Retrieval middleware is being absorbed into platforms at mid-tier scale

Until recently, any serious internal AI build at mid-tier scale required a layer of custom middleware around the frontier model. The embeddings pipeline, the vector store, the reranker, the evaluation harness, the observability dashboard — these were the required scaffolding to make a plain frontier model useful inside a firm. Building them was engineering work that an ordinary mid-tier organisation could not do in-house, which is why consultants and vendors were proposing to build it for them.

That category is being absorbed. Platform vendors — the providers of the frontier models themselves, the providers of the document platforms the firm’s knowledge already lives in — keep adding retrieval, memory, context-management and evaluation to their baseline offerings. Context windows keep getting larger. Native search keeps getting better. The specific capability that a custom middleware layer would provide in early 2026 is frequently landing in the platform’s roadmap for late 2026 or 2027.

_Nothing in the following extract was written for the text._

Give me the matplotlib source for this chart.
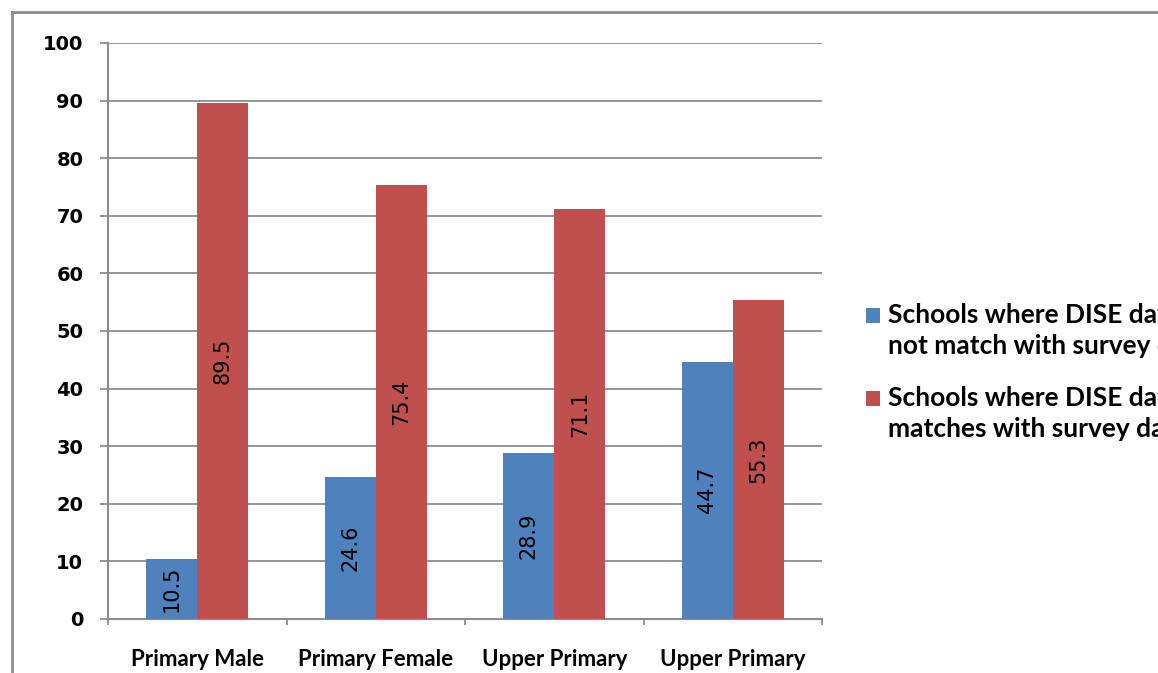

Why the absorption matters

The absorption is happening on a timeline that affects the commercial decision to build. A custom retrieval pipeline commissioned in 2026 might take six months to build and another year to mature into production. Over the same window, the platform it sits on will ship several of the capabilities the pipeline was built to provide. The firm ends up with two overlapping layers: one they paid for and have to maintain, one the platform provides as part of its licence. Migrating to the platform’s version then costs additional engineering, and the sunk cost in the custom layer makes the decision harder than it needs to be.

This is the specific current example of the more general pattern in Architect AI around principles, not vendors, and the broader framing in Expect current AI deployments to look primitive in retrospect: what is being built at the edges of the platform is frequently on its way into the platform’s core.

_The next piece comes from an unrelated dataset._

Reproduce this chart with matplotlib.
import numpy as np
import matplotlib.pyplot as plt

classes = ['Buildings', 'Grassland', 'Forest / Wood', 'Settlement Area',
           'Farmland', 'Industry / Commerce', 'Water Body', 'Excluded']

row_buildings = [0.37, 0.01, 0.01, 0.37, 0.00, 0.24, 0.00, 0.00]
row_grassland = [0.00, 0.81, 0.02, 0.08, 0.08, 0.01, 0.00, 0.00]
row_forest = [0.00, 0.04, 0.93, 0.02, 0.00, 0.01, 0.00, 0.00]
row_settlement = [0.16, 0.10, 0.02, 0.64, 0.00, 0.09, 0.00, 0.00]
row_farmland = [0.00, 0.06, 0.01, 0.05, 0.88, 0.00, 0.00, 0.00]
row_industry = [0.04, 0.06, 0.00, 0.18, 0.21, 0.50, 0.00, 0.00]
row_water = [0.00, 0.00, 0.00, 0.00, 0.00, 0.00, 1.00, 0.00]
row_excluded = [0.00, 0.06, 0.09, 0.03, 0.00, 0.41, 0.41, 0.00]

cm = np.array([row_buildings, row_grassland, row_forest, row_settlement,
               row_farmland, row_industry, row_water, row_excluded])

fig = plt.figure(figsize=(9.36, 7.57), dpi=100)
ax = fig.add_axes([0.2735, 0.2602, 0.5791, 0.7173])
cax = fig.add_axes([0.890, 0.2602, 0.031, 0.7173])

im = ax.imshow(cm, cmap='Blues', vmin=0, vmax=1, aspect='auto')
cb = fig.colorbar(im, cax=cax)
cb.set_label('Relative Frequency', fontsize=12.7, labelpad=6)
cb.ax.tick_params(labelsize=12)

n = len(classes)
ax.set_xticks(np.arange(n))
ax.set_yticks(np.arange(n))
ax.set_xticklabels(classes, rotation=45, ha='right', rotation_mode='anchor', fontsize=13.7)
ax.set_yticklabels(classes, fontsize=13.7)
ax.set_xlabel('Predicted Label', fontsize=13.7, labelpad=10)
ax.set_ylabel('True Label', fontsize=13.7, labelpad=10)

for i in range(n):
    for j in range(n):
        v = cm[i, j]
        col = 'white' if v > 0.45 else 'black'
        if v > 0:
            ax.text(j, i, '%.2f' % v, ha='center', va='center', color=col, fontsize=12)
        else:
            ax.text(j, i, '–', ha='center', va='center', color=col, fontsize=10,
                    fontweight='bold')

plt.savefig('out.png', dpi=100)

The test before commissioning

The question worth asking before any custom middleware work is the twelve-month platform-roadmap test: is this capability plausibly going to be in the platform natively within twelve to eighteen months? For retrieval, memory, evaluation and observability at mid-tier scale, the answer is usually yes. The build value is limited and the maintenance cost is ongoing.

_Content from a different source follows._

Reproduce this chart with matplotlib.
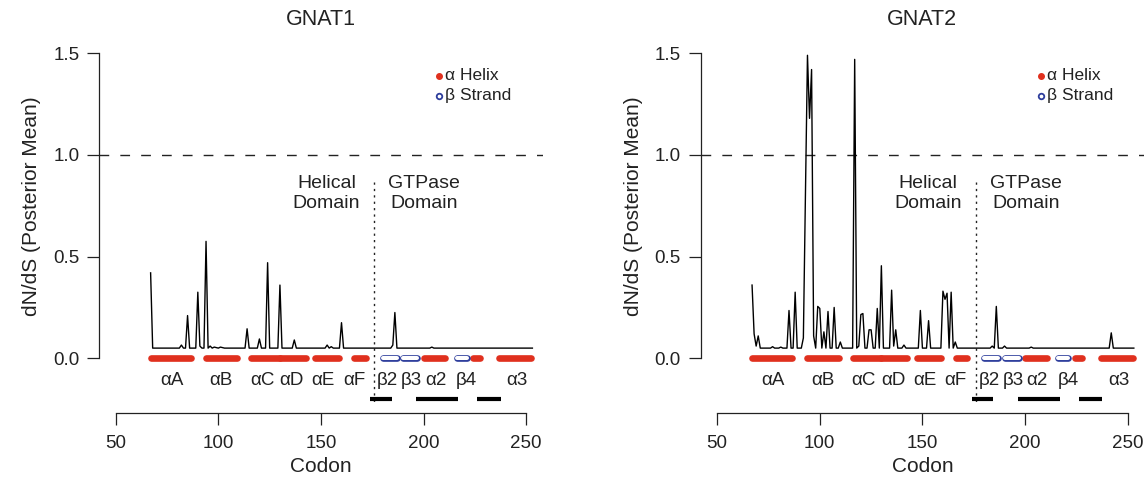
import matplotlib
matplotlib.use('Agg')
import matplotlib.pyplot as plt

plt.rcParams['font.family'] = ['Liberation Sans', 'DejaVu Sans']

# posterior mean dN/dS per codon (key points, baseline ~0.05)
gnat1_codon = [67, 68, 81, 82, 83, 84, 85, 86, 89, 90, 91, 92, 93, 94, 95, 96, 97, 98,
               100, 101, 103, 104, 113, 114, 115, 119, 120, 121, 123, 124, 125, 129, 130,
               131, 136, 137, 138, 152, 153, 154, 155, 156, 159, 160, 161, 184, 185, 186,
               187, 203, 204, 205, 253]
gnat1_dnds = [0.42, 0.05, 0.05, 0.065, 0.05, 0.05, 0.21, 0.05, 0.05, 0.325, 0.06, 0.05,
              0.05, 0.575, 0.05, 0.06, 0.05, 0.055, 0.05, 0.055, 0.05, 0.05, 0.05, 0.145,
              0.05, 0.05, 0.095, 0.05, 0.05, 0.47, 0.05, 0.05, 0.36, 0.05, 0.05, 0.09,
              0.05, 0.05, 0.065, 0.05, 0.057, 0.05, 0.05, 0.175, 0.05, 0.05, 0.065, 0.225,
              0.05, 0.05, 0.055, 0.05, 0.05]

gnat2_codon = [67, 68, 69, 70, 71, 76, 77, 78, 80, 81, 82, 84, 85, 86, 87, 88, 89, 91,
               92, 93, 94, 95, 96, 97, 98, 99, 100, 101, 102, 103, 104, 105, 106, 107, 108,
               109, 110, 111, 116, 117, 118, 119, 120, 121, 122, 123, 124, 125, 126, 127,
               128, 129, 130, 131, 134, 135, 136, 137, 138, 140, 141, 142, 148, 149, 150,
               152, 153, 154, 159, 160, 161, 162, 163, 164, 165, 166, 167, 183, 184, 185,
               186, 187, 189, 190, 191, 202, 203, 204, 241, 242, 243, 253]
gnat2_dnds = [0.36, 0.12, 0.06, 0.11, 0.05, 0.05, 0.057, 0.05, 0.05, 0.055, 0.05, 0.05,
              0.235, 0.05, 0.05, 0.325, 0.05, 0.05, 0.1, 0.8, 1.49, 1.18, 1.42, 0.11,
              0.05, 0.255, 0.245, 0.05, 0.13, 0.05, 0.23, 0.05, 0.05, 0.25, 0.05, 0.05,
              0.08, 0.05, 0.05, 1.47, 0.05, 0.06, 0.215, 0.22, 0.05, 0.05, 0.14, 0.14,
              0.05, 0.05, 0.245, 0.05, 0.455, 0.05, 0.05, 0.335, 0.06, 0.14, 0.05, 0.05,
              0.065, 0.05, 0.05, 0.235, 0.05, 0.05, 0.185, 0.05, 0.05, 0.33, 0.29, 0.32,
              0.05, 0.325, 0.05, 0.08, 0.05, 0.05, 0.06, 0.05, 0.255, 0.05, 0.05, 0.06,
              0.05, 0.05, 0.055, 0.05, 0.05, 0.125, 0.05, 0.05]

# secondary structure (codon ranges)
helix_start = [67.0, 94.0, 116.0, 130.0, 147.2, 166.2, 200.2, 224.3, 236.9]
helix_end = [86.5, 109.3, 130.0, 142.6, 159.0, 171.8, 210.5, 227.7, 252.5]
strand_start = [180.0, 190.2, 216.1]
strand_end = [186.9, 197.0, 221.0]

ss_labels = ['αA', 'αB', 'αC', 'αD', 'αE', 'αF', 'β2', 'β3', 'α2', 'β4', 'α3']
ss_label_pos = [77.3, 101.3, 121.4, 135.7, 151.1, 166.2, 182.5, 194.2, 206.0, 221.0, 245.6]

# black segments below the GTPase domain
seg_start = [174.0, 196.5, 226.1]
seg_end = [184.5, 216.9, 237.7]

domain_boundary = 176.0

RED = '#e0301e'
BLUE = '#2d3d9c'


def draw_panel(ax, title, codon, dnds):
    ax.set_xlim(42, 258)
    ax.set_ylim(-0.06, 1.56)

    for s in ['top', 'right']:
        ax.spines[s].set_visible(False)
    ax.spines['left'].set_bounds(0, 1.5)
    ax.spines['bottom'].set_bounds(50, 250)
    ax.spines['bottom'].set_position(('outward', 30.4))
    for s in ['left', 'bottom']:
        ax.spines[s].set_linewidth(0.9)
        ax.spines[s].set_color('#222222')

    ax.set_yticks([0, 0.5, 1.0, 1.5])
    ax.set_yticklabels(['0.0', '0.5', '1.0', '1.5'])
    ax.set_xticks([50, 100, 150, 200, 250])
    ax.tick_params(axis='both', length=8.8, width=0.9, color='#222222',
                   labelsize=13.5, labelcolor='#222222')
    ax.tick_params(axis='y', pad=5.5)
    ax.tick_params(axis='x', pad=7)

    ax.axhline(1.0, color='#222222', lw=1.0, ls=(0, (7, 8)), zorder=1)
    ax.plot(codon, dnds, color='black', lw=1.0, zorder=3)

    # domain divider
    ax.plot([domain_boundary, domain_boundary], [0.865, -0.23], color='#222222',
            lw=1.0, ls=(0, (1.6, 3.0)), clip_on=False, zorder=2)
    ax.text(152.6, 0.81, 'Helical\nDomain', ha='center', va='center', fontsize=14,
            color='#222222', linespacing=1.2)
    ax.text(200.3, 0.81, 'GTPase\nDomain', ha='center', va='center', fontsize=14,
            color='#222222', linespacing=1.2)

    # secondary structure
    for a, b in zip(helix_start, helix_end):
        ax.plot([a, b], [0, 0], color=RED, lw=4.8, solid_capstyle='round',
                clip_on=False, zorder=4)
    for a, b in zip(strand_start, strand_end):
        ax.plot([a, b], [0, 0], color=BLUE, lw=4.8, solid_capstyle='round',
                clip_on=False, zorder=5)
        ax.plot([a, b], [0, 0], color='white', lw=2.9, solid_capstyle='round',
                clip_on=False, zorder=6)
    for lab, x in zip(ss_labels, ss_label_pos):
        ax.text(x, -0.107, lab, ha='center', va='center', fontsize=13.5,
                color='#222222', clip_on=False)
    for a, b in zip(seg_start, seg_end):
        ax.plot([a, b], [-0.2, -0.2], color='black', lw=3.0, solid_capstyle='butt',
                clip_on=False)

    # legend
    ax.plot([207.7], [1.39], 'o', ms=4, color=RED, mec=RED)
    ax.plot([207.7], [1.292], 'o', ms=4, mfc='white', mec=BLUE, mew=1.3)
    ax.text(210.6, 1.39, 'α Helix', ha='left', va='center', fontsize=12.5, color='#222222')
    ax.text(210.6, 1.292, 'β Strand', ha='left', va='center', fontsize=12.5, color='#222222')

    ax.text(0.5, 1.064, title, transform=ax.transAxes, ha='center', va='center',
            fontsize=15.5, color='#222222')
    ax.text(0.5, -0.293, 'Codon', transform=ax.transAxes, ha='center', va='center',
            fontsize=15, color='#222222')
    ax.text(-0.152, 0.5, 'dN/dS (Posterior Mean)', transform=ax.transAxes, ha='center',
            va='center', rotation=90, fontsize=15, color='#222222')


fig = plt.figure(figsize=(11.48, 4.86), dpi=100)
ax1 = fig.add_axes([0.0865, 0.2377, 0.3862, 0.6778])
ax2 = fig.add_axes([0.6104, 0.2377, 0.3862, 0.6778])

draw_panel(ax1, 'GNAT1', gnat1_codon, gnat1_dnds)
draw_panel(ax2, 'GNAT2', gnat2_codon, gnat2_dnds)

fig.savefig('out.png', dpi=100)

The test does not rule out all middleware. Projects with strict precision or latency demands, regulatory constraints, or adversarial conditions still need real architecture. But for the typical internal AI assistant or workflow at a mid-tier firm, the engineering that used to be necessary is being absorbed into the platform faster than a custom build can keep up with. This is also the specific case where Hire for durable AI judgement, not transient AI mechanics applies most sharply — the engineering skills the middleware layer would require are exactly the ones that date fastest.